A rider, injured while taking a lesson when her horse spooked and bolted, can sue the owners of the facility, but not her trainer. Meanwhile, the owners of the facility can sue the trainer for failing to get a signed release from the injured rider, as was required by the lease pursuant to which the trainer was on the property giving lessons.
According to the court, the injured rider’s horse spooked when the son of the facility’s manager shook a vinyl tarp alongside the riding ring, creating a “loud crackly” noise. The injured rider filed suit against her trainer, the facility owner, the manager, and the manager’s son. The court held that while the rider assumed the risk of falling off a horse, she did not assume the risk created by the allegedly reckless conduct of the manager’s son. The fact that the facility owner allegedly permitted the manager’s son to be present on the property on a continuing and regular basis left open the question of whether the facility itself might be liable for his conduct.
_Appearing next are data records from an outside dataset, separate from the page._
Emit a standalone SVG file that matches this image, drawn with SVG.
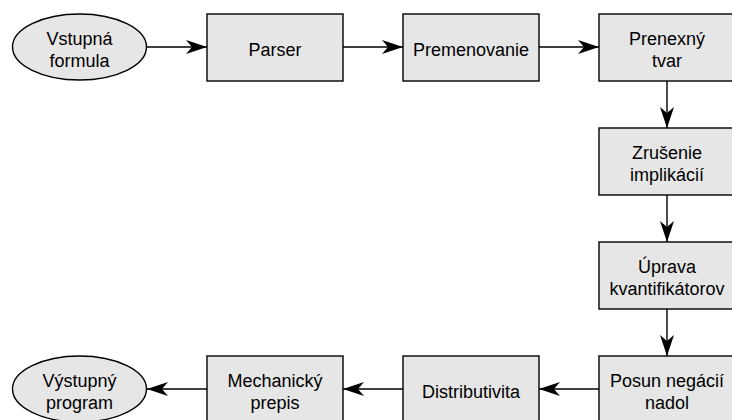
<svg xmlns="http://www.w3.org/2000/svg" width="732" height="420" viewBox="0 0 732 420">
<style>
.n{fill:#e6e6e6;stroke:#000;stroke-width:1.4}
.t{font-family:"Liberation Sans",Arial,sans-serif;font-size:18px;fill:#000;text-anchor:middle}
.c{fill:none;stroke:#000;stroke-width:1.4}
</style>
<defs>
<marker id="a" markerUnits="userSpaceOnUse" viewBox="0 0 21 14" refX="21" refY="7" markerWidth="21" markerHeight="14" orient="auto">
<path d="M0,0 L21,7 L0,14 L6,7 Z" fill="#000"/>
</marker>
</defs>
<rect width="732" height="420" fill="#fff"/>
<g id="connectors">
<path class="c" d="M147,47 H207" marker-end="url(#a)"/>
<path class="c" d="M343,47 H403" marker-end="url(#a)"/>
<path class="c" d="M539,47 H599" marker-end="url(#a)"/>
<path class="c" d="M667,81 V128" marker-end="url(#a)"/>
<path class="c" d="M667,195 V242" marker-end="url(#a)"/>
<path class="c" d="M667,309 V356" marker-end="url(#a)"/>
<path class="c" d="M599,389 H539" marker-end="url(#a)"/>
<path class="c" d="M403,389 H343" marker-end="url(#a)"/>
<path class="c" d="M207,389 H147" marker-end="url(#a)"/>
</g>
<g id="vstup">
<ellipse class="n" cx="79.5" cy="47" rx="67" ry="33"/>
<text class="t" x="79.5" y="44.5">Vstupná</text>
<text class="t" x="79.5" y="66.5">formula</text>
</g>
<g id="parser">
<rect class="n" x="207" y="14" width="136" height="67"/>
<text class="t" x="275" y="55.5">Parser</text>
</g>
<g id="premenovanie">
<rect class="n" x="403" y="14" width="136" height="67"/>
<text class="t" x="471" y="55.5">Premenovanie</text>
</g>
<g id="prenexny">
<rect class="n" x="599" y="14" width="136" height="67"/>
<text class="t" x="667" y="44.5">Prenexný</text>
<text class="t" x="667" y="67">tvar</text>
</g>
<g id="zrusenie">
<rect class="n" x="599" y="128" width="136" height="67"/>
<text class="t" x="667" y="158.5">Zrušenie</text>
<text class="t" x="667" y="181">implikácií</text>
</g>
<g id="uprava">
<rect class="n" x="599" y="242" width="136" height="67"/>
<text class="t" x="667" y="272.5">Úprava</text>
<text class="t" x="667" y="295">kvantifikátorov</text>
</g>
<g id="posun">
<rect class="n" x="599" y="356" width="136" height="67"/>
<text class="t" x="667" y="386.5">Posun negácií</text>
<text class="t" x="667" y="409">nadol</text>
</g>
<g id="distributivita">
<rect class="n" x="403" y="356" width="136" height="67"/>
<text class="t" x="471" y="397.5">Distributivita</text>
</g>
<g id="mechanicky">
<rect class="n" x="207" y="356" width="136" height="67"/>
<text class="t" x="275" y="386.5">Mechanický</text>
<text class="t" x="275" y="409">prepis</text>
</g>
<g id="vystup">
<ellipse class="n" cx="79.5" cy="389" rx="67" ry="33"/>
<text class="t" x="79.5" y="386.5">Výstupný</text>
<text class="t" x="79.5" y="408.5">program</text>
</g>
</svg>
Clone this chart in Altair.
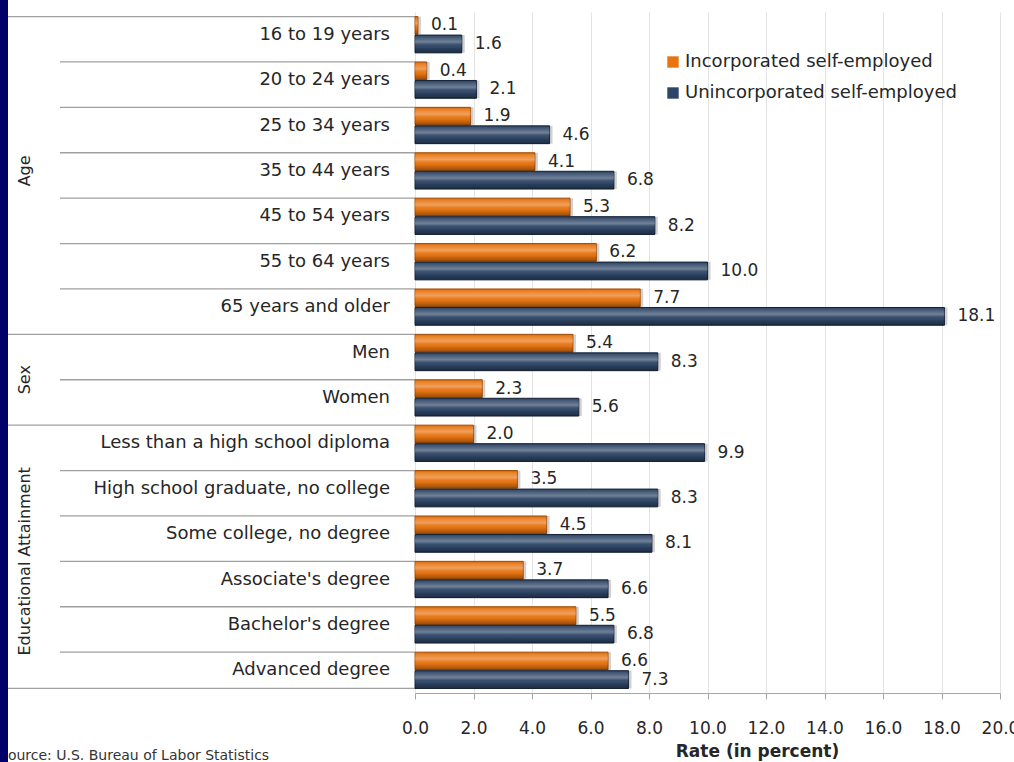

The rider’s lawsuit spawned another lawsuit — between the facility and the trainer. The court’s opinion indicates that the trainer leased access to the property from the facility, and the lease agreement required the trainer to obtain a waiver or release from students. Since the trainer had not obtained a waiver or release from the injured rider, the facility sought indemnification from the trainer for the alleged breach. The trial court had initially dismissed this claim on the grounds that the waiver “would have served no practical purpose” because it would have been void or unenforceable as against public policy pursuant to New York law. The appellate court rejected this argument and reinstated the facility’s lawsuit against the trainer, finding that the New York law prohibiting waivers for “places or amusement or recreation” did not apply to students taking riding lessons. The court concluded that the “riding establishment was not a ‘place of amusement or recreation’ and hence, had a waiver been obtained, such waiver would not have been rendered void under the statute.”
The injured rider was allowed to pursue her claims against the facility and the manager’s son, and the facility was allowed to pursue its claim against the trainer.